Smile Politely

Pixar does it again

How does Pixar keep doing it?

Starting in 1995 with Toy Story, they’ve consistently released the best big studio animated features of the last 14 years. Here’s the body count: Toy Story, A Bug’s Life, Toy Story 2, Monster’s Inc., Finding Nemo, The Incredibles, Cars, Ratatouille, Wall-E, and Up.

You would think they would hit a slump at some point, but no, they just keep churning out movies that span from “merely good” (e.g, Cars) to “instant classic” (e.g., Toy Story, The Incredibles, Wall-E, and now Up).

Since the Internet knows everything, I decided to google “Pixar” and “How they do it” to see if it can tell me why. Google does not fail, as pops up to tell me there is a line in Toy Story that explains it all: You can’t rush art. They’ve released only ten movies in fourteen years. Rather than churn out rushed movies to make a quick buck, they take their time, to make the long but slow buck.

But I have a better answer: What separates a Pixar movie from other animated features is that the story is always primary. They don’t call it a day with whiz-bang animation or some famous actor in a voice role. Pixar movies exist to tell stories about sympathetic and compelling characters.

So a movie about talking toys isn’t about the talking toys, but about the innocence of childhood or the fear of becoming obsolete. A movie about superheroes isn’t about saving the world, but about mid-life crises and not limiting your potential. And a movie about an old man flying away in his house is not about escape, but about acting on your dreams, and where dreams can lead us.

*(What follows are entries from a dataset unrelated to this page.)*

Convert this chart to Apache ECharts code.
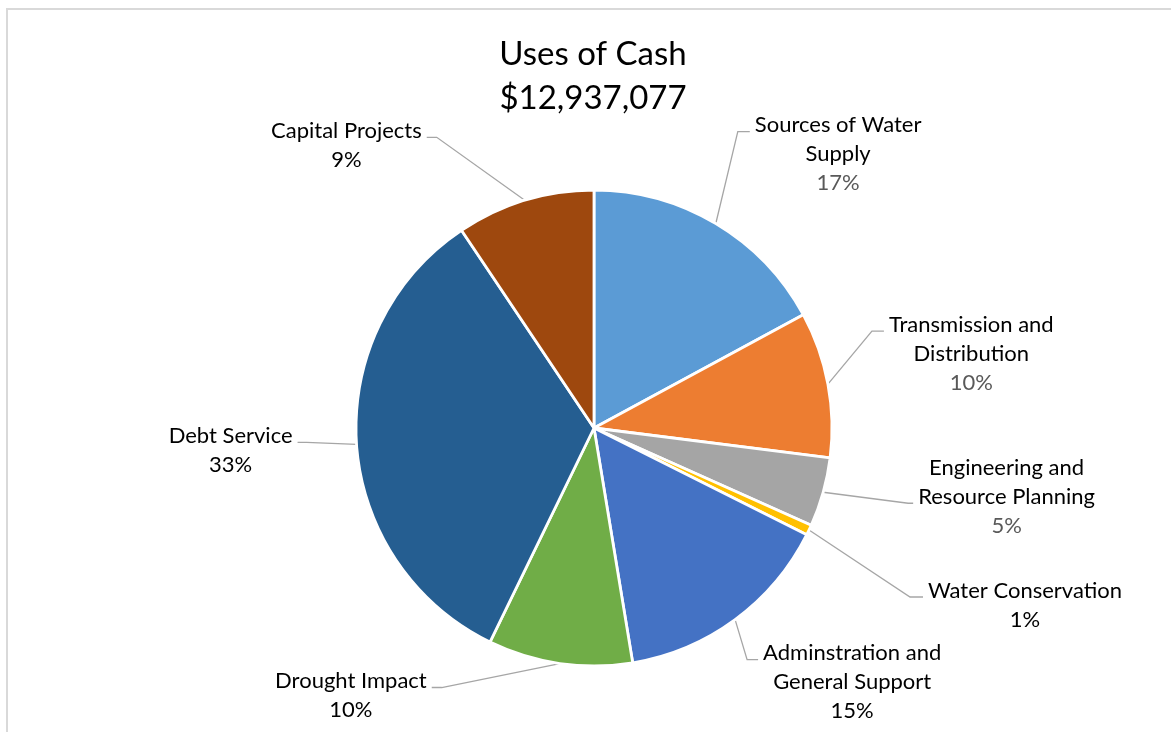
<!DOCTYPE html>
<html>
<head>
<meta charset="utf-8">
<script src="https://cdn.jsdelivr.net/npm/echarts@6/dist/echarts.min.js"></script>
<style>
  html, body { margin: 0; padding: 0; background: #fff; }
  #chart { width: 1171px; height: 732px; }
</style>
</head>
<body>
<div id="chart"></div>
<script>
// Category names (line breaks as they appear in the slice labels)
const categories = [
  'Sources of Water\nSupply',
  'Transmission and\nDistribution',
  'Engineering and\nResource Planning',
  'Water Conservation',
  'Adminstration and\nGeneral Support',
  'Drought Impact',
  'Debt Service',
  'Capital Projects'
];

// Cash used by each category, in dollars
const amounts = [2212240, 1280771, 608043, 90560, 1940562, 1267834, 4320984, 1216083];

const titleText = 'Uses of Cash';

// Slice fills, clockwise from twelve o'clock
const sliceColors = ['#5B9BD5', '#ED7D31', '#A5A5A5', '#FFC000', '#4472C4', '#70AD47', '#255E91', '#9E480E'];

// Leader lines: elbow offset from the slice edge, horizontal tail length
// (negative = label on the left), which text line the leader meets, percent colour
const leaders = [
  { elbow: [22, -92],  tail: 12,  line: 0, pct: 'pg' },
  { elbow: [44, -53],  tail: 12,  line: 0, pct: 'pg' },
  { elbow: [85, 11],   tail: 5,   line: 1, pct: 'pg' },
  { elbow: [101, 67],  tail: 13,  line: 0, pct: 'pb' },
  { elbow: [12, 40],   tail: 11,  line: 0, pct: 'pb' },
  { elbow: [-118, 24], tail: -10, line: 0, pct: 'pb' },
  { elbow: [-50, -2],  tail: -9,  line: 0, pct: 'pb' },
  { elbow: [-88, -63], tail: -10, line: 0, pct: 'pb' }
];

const FONT = 'Lato, "Open Sans", sans-serif';
const LABEL_SIZE = 22;
const LINE_H = 29;
const TEXT_GAP = 5;
const BASELINE = 21;

const total = amounts.reduce((a, b) => a + b, 0);
const totalText = '$' + total.toLocaleString('en-US');

const chart = echarts.init(document.getElementById('chart'), null, { renderer: 'canvas' });

const richStyle = (color) => ({
  fontFamily: FONT, fontSize: LABEL_SIZE, lineHeight: LINE_H, color: color, align: 'center'
});

chart.setOption({
  animation: false,
  backgroundColor: '#ffffff',
  title: {
    text: titleText + '\n' + totalText,
    left: 593,
    top: 32,
    textAlign: 'center',
    padding: 0,
    textStyle: {
      fontFamily: FONT,
      fontSize: 33,
      fontWeight: 'normal',
      color: '#000000',
      lineHeight: 44
    }
  },
  graphic: [{
    type: 'rect',
    silent: true,
    shape: { x: 7, y: 9, width: 1200, height: 800 },
    style: { fill: 'none', stroke: '#D9D9D9', lineWidth: 2 }
  }],
  series: [{
    type: 'pie',
    center: [594, 428],
    radius: 238,
    startAngle: 90,
    clockwise: true,
    percentPrecision: 0,
    avoidLabelOverlap: false,
    emphasis: { disabled: true },
    itemStyle: { borderColor: '#ffffff', borderWidth: 2.8 },
    data: categories.map((name, i) => ({
      name: name,
      value: amounts[i],
      itemStyle: { color: sliceColors[i] }
    })),
    label: {
      show: true,
      position: 'outside',
      fontFamily: FONT,
      formatter: function (p) {
        const lines = p.name.split('\n').map(s => '{n|' + s + '}');
        lines.push('{' + leaders[p.dataIndex].pct + '|' + p.percent + '%}');
        return lines.join('\n');
      },
      rich: {
        n:  richStyle('#000000'),
        pg: richStyle('#595959'),
        pb: richStyle('#000000')
      }
    },
    labelLine: {
      show: true,
      length: 10,
      length2: 10,
      lineStyle: { color: '#A6A6A6', width: 1.3 }
    },
    labelLayout: function (p) {
      const L = leaders[p.dataIndex];
      const pts = p.labelLinePoints;
      if (!pts || !pts.length) return {};
      const s = pts[0];
      const e = [s[0] + L.elbow[0], s[1] + L.elbow[1]];
      const t = [e[0] + L.tail, e[1]];
      const right = L.tail > 0;
      return {
        x: t[0] + (right ? TEXT_GAP : -TEXT_GAP),
        y: t[1] - BASELINE - L.line * LINE_H,
        align: right ? 'left' : 'right',
        verticalAlign: 'top',
        labelLinePoints: [s, e, t]
      };
    }
  }]
});
</script>
</body>
</html>
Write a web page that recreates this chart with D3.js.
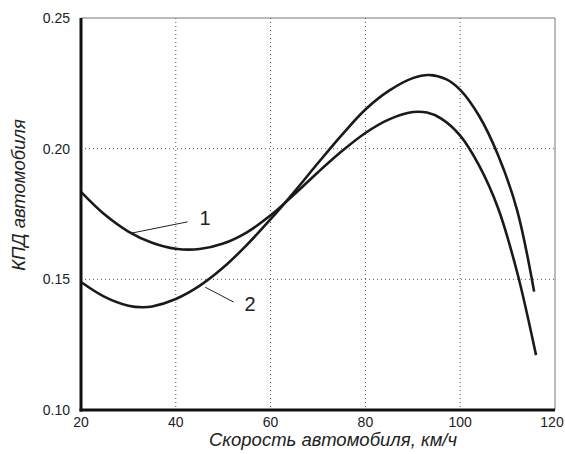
<!DOCTYPE html>
<html lang="ru">
<head>
<meta charset="UTF-8">
<title>КПД автомобиля</title>
<script src="https://d3js.org/d3.v7.min.js"></script>
<style>
  body { margin: 0; background: #fff; }
  svg text { font-family: Arial, "Liberation Sans", sans-serif; fill: #222; }
  .grid line { stroke: #555; stroke-width: 1; stroke-dasharray: 1,3; }
  .curve { fill: none; stroke: #1a1a1a; stroke-width: 2.6; }
</style>
</head>
<body>
<svg width="565" height="454"></svg>
<script>
  // data
  const xTicks = [20, 40, 60, 80, 100, 120];
  const yTicks = [0.10, 0.15, 0.20, 0.25];
  const curve1X = [20, 25, 30, 35, 40, 45, 50, 55, 60, 65, 70, 75, 80, 85, 90, 93, 96, 100, 104, 108, 112, 116];
  const curve1Y = [0.1835, 0.1748, 0.1683, 0.164, 0.1617, 0.1616, 0.1637, 0.168, 0.1745, 0.1825, 0.191, 0.199, 0.206, 0.2112, 0.214, 0.2138, 0.2115, 0.205, 0.1935, 0.1772, 0.1528, 0.121];
  const curve2X = [20, 25, 30, 33, 35, 40, 45, 50, 55, 60, 65, 70, 75, 80, 85, 90, 93.5, 97, 100, 104, 108, 112, 115.6];
  const curve2Y = [0.149, 0.1433, 0.1399, 0.1393, 0.1396, 0.1425, 0.1475, 0.1545, 0.1632, 0.173, 0.1835, 0.1945, 0.2052, 0.215, 0.2222, 0.227, 0.2282, 0.2266, 0.2225, 0.2125, 0.1975, 0.1765, 0.1453];
  const labels = [{ t: "1", x0: 30.7, y0: 0.1677, x1: 42.5, y1: 0.172, tx: 45, ty: 0.1735 },
                  { t: "2", x0: 46.2, y0: 0.147, x1: 52.2, y1: 0.1413, tx: 54.5, ty: 0.1405 }];

  const svg = d3.select("svg");
  const x = d3.scaleLinear().domain([20, 120]).range([81, 555]);
  const y = d3.scaleLinear().domain([0.10, 0.25]).range([410, 18]);

  // grid
  const grid = svg.append("g").attr("class", "grid");
  grid.selectAll(".vx").data(xTicks.slice(1, -1)).enter().append("line")
    .attr("x1", d => x(d)).attr("x2", d => x(d)).attr("y1", y(0.25)).attr("y2", y(0.10));
  grid.selectAll(".hy").data(yTicks.slice(1, -1)).enter().append("line")
    .attr("x1", x(20)).attr("x2", x(120)).attr("y1", d => y(d)).attr("y2", d => y(d));

  // frame: thin gray top/right, heavy black left/bottom
  svg.append("line").attr("x1", x(20)).attr("x2", x(120)).attr("y1", y(0.25)).attr("y2", y(0.25))
    .attr("stroke", "#777").attr("stroke-width", 1);
  svg.append("line").attr("x1", x(120)).attr("x2", x(120)).attr("y1", y(0.25)).attr("y2", y(0.10))
    .attr("stroke", "#777").attr("stroke-width", 1);

  const line = d3.line().x(d => x(d[0])).y(d => y(d[1])).curve(d3.curveCatmullRom.alpha(0.5));
  svg.append("path").attr("class", "curve").attr("d", line(d3.zip(curve1X, curve1Y)));
  svg.append("path").attr("class", "curve").attr("d", line(d3.zip(curve2X, curve2Y)));

  svg.append("line").attr("x1", x(20)).attr("x2", x(20)).attr("y1", y(0.25)).attr("y2", y(0.10) + 1.5)
    .attr("stroke", "#111").attr("stroke-width", 3);
  svg.append("line").attr("x1", x(20) - 1.5).attr("x2", x(120)).attr("y1", y(0.10)).attr("y2", y(0.10))
    .attr("stroke", "#111").attr("stroke-width", 3);

  // tick labels
  svg.selectAll(".xt").data(xTicks).enter().append("text")
    .attr("x", d => d === 120 ? x(d) - 3 : x(d)).attr("y", y(0.10) + 17).attr("text-anchor", "middle")
    .attr("font-size", 14).text(d => d);
  svg.selectAll(".yt").data(yTicks).enter().append("text")
    .attr("x", x(20) - 11).attr("y", d => y(d) + 5).attr("text-anchor", "end")
    .attr("font-size", 14).text(d => d.toFixed(2));

  // axis titles
  svg.append("text").attr("x", 333).attr("y", 446).attr("text-anchor", "middle")
    .attr("font-size", 18.5).attr("font-style", "italic").text("Скорость автомобиля, км/ч");
  svg.append("text").attr("transform", "translate(25,195) rotate(-90)").attr("text-anchor", "middle")
    .attr("font-size", 18.5).attr("font-style", "italic").text("КПД автомобиля");

  // curve labels with leaders
  labels.forEach(l => {
    svg.append("line").attr("x1", x(l.x0)).attr("y1", y(l.y0)).attr("x2", x(l.x1)).attr("y2", y(l.y1))
      .attr("stroke", "#222").attr("stroke-width", 1);
    svg.append("text").attr("x", x(l.tx)).attr("y", y(l.ty) + 7).attr("font-size", 20).text(l.t);
  });
</script>
</body>
</html>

Up begins with perhaps the most touching segment in all of animation. We meet Carl Fredricksen, a young boy infatuated with becoming an adventurer like his newsreel hero, Charles Muntz. Carl meets Ellie, the sunshine to his flower, who is even more infatuated with adventure and life. They grow up, marry, promise each other that someday they will go to Paradise Falls in South America and meet Mr. Muntz. But they can never quite save up enough money, as daily life continues to get in the way. They grow old, and Ellie dies before they can quite get there. Carl is left in their house, which becomes a shrine to Ellie, as the city and progress cages him in from all directions.

We often wonder how cranky old people who cling to their lawns and yell at everyone ever became that way.  It’s easy to explain away as simple personality flaw. But Up shows us, right off the bat, why we should have more empathy, since everyone has a backstory.

When Carl is finally made to leave his house, he chooses instead to pump up a few thousands balloons and sail his life right out of the city. He decides to head to Paradise Falls, both as a culmination of a life dream and as a last act of defiance against a world that has conspired against his aspirations.

Then we meet Russell, an Explorer Scout whom Carl had earlier tricked into looking for a snipe under his house. Russell has every badge that can fit on a jacket, except for a hole where his “aiding the elderly” badge should be. He is tenacious at getting his badge and we later find out why, in another touching bit of backstory. 

Comic relief comes in the form of dogs with thought-speaking collars. I had believed that all the jokes about dogs being dogs had already been made, but I was wrong. These dogs are funnier by themselves than most Ben Stiller and Seth Rogan movies are in their entirety.

As the plot unfolds, the house and its balloons become a metaphor for our dreams and aspirations in life. Dreams are a necessary escape from our sometimes dreary lives. But pursuing a dream can be costly, as Hank is literally harnessed to his for much of the movie, dragging it through a jungle of complications. And, if you get too obsessed with your dreams, they can sometimes obscure what is even more important.  In the end, when a dream is finally achieved, you sometimes wonder what the big deal was all along.

I suppose it’s the journey that makes Pixar films so good. The journey may be the reward, but the irony of taking the journey seriously is that it usually produces a good reward at the end. Pixar has embraced this paradox, and, along with creating solid stories and lovable characters, they continue to find the end result of producing great mainstream movies.